* EXERCISE AIM
Copy every line of the records below that holds the word "this".

* DATA LINES
++++++++++

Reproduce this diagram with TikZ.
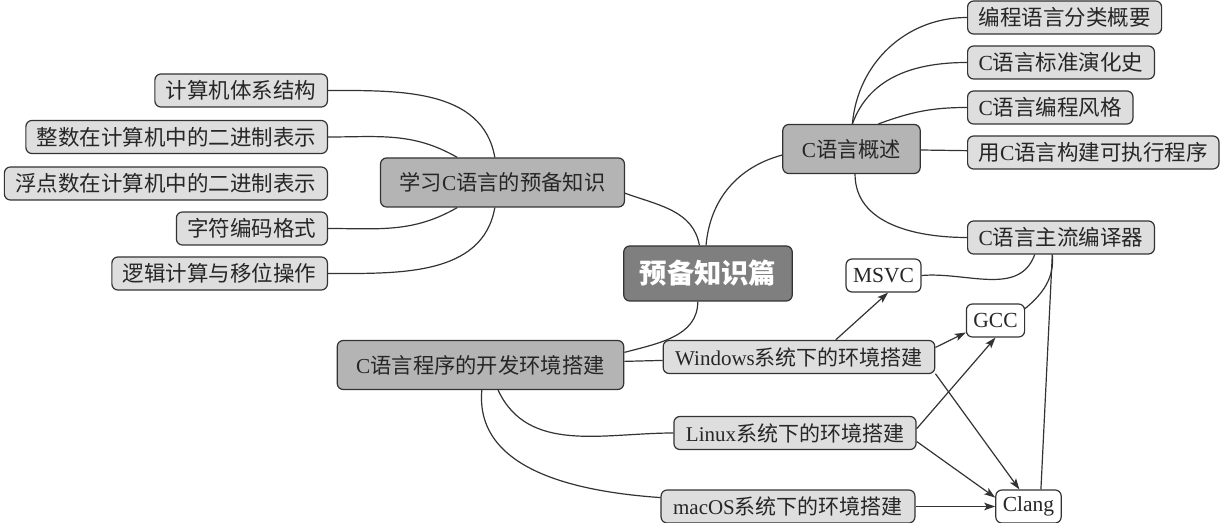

++++++++++

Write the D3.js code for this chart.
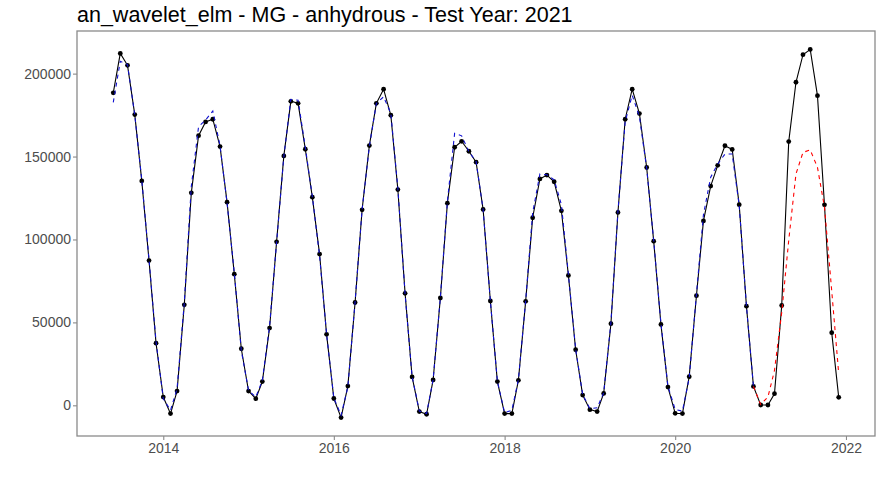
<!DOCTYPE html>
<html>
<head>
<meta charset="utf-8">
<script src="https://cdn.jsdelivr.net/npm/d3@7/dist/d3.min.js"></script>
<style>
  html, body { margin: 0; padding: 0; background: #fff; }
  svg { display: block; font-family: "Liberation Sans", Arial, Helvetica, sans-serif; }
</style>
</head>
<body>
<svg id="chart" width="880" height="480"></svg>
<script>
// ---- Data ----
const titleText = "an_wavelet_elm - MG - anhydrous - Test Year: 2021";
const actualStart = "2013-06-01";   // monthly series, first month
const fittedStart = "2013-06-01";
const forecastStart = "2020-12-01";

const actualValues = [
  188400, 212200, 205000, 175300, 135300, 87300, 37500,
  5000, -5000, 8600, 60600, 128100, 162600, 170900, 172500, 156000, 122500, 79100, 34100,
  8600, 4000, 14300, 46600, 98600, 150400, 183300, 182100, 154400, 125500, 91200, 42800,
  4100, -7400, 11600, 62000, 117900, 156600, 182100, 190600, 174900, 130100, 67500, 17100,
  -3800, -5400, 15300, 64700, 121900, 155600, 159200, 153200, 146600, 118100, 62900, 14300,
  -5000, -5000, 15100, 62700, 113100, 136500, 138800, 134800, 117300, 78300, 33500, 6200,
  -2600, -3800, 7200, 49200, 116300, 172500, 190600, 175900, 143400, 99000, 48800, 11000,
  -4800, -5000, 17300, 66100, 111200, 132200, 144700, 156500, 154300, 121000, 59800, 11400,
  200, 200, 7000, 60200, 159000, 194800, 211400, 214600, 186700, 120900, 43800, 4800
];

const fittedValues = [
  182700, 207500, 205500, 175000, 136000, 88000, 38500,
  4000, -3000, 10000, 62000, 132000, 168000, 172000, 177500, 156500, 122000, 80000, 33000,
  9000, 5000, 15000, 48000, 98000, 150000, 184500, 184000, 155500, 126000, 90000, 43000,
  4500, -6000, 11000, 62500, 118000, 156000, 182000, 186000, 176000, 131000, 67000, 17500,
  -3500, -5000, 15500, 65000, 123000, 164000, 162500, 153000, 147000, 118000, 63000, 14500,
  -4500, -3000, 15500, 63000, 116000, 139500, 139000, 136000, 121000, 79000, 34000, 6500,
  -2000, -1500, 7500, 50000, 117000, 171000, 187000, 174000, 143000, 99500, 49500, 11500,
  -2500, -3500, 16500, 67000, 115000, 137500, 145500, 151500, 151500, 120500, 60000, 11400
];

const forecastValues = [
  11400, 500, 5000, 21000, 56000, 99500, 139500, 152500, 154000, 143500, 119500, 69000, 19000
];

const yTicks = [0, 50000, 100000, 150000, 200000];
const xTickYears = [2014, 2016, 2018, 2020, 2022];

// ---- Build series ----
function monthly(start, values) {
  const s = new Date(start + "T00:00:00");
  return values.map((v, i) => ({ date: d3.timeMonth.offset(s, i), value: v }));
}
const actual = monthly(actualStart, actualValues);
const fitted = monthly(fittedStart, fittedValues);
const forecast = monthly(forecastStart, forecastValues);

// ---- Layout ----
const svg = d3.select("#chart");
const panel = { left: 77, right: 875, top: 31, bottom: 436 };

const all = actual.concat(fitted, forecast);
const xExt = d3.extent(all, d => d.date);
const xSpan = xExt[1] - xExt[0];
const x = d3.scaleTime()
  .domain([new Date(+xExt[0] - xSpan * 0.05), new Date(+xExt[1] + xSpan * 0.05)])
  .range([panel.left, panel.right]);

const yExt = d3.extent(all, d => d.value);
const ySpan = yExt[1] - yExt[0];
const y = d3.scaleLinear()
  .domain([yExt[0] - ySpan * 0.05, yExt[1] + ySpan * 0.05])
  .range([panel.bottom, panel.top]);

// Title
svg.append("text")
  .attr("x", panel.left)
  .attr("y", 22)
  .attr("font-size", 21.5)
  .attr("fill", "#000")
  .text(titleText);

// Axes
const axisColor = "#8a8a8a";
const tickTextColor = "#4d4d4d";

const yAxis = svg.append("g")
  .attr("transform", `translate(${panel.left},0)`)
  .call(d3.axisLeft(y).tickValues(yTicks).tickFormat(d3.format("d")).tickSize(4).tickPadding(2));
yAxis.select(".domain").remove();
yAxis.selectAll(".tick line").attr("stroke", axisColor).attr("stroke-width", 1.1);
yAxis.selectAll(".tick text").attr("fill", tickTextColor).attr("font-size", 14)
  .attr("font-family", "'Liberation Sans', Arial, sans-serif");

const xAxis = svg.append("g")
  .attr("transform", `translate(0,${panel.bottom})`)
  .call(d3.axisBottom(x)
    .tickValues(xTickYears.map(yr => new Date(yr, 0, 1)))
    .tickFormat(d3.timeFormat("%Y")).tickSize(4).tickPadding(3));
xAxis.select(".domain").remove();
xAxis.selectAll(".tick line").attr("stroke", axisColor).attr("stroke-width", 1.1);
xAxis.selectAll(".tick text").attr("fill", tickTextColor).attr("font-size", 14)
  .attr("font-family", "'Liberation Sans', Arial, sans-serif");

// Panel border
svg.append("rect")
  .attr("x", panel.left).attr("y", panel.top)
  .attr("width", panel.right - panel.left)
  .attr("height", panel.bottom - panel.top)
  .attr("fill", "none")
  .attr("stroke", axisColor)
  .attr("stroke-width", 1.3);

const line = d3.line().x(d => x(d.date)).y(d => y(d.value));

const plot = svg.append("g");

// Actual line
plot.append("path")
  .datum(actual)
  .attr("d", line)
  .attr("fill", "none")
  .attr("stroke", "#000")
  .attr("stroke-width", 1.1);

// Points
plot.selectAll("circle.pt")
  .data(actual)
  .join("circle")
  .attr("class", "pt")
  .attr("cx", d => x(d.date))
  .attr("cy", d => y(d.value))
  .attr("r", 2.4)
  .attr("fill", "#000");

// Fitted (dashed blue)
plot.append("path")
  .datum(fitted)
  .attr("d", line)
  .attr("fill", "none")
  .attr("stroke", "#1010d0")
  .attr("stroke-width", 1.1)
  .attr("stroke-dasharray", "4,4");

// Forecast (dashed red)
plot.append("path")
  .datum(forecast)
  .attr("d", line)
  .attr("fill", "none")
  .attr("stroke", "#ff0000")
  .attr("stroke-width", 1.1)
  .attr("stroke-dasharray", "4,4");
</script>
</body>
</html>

++++++++++

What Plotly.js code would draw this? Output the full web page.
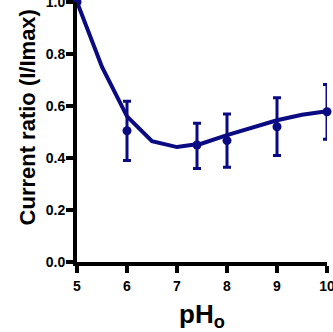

++++++++++

* RESULT BELOW
Reproduce this diagram with TikZ.
Write the D3.js code for this chart.
What Plotly.js code would draw this? Output the full web page.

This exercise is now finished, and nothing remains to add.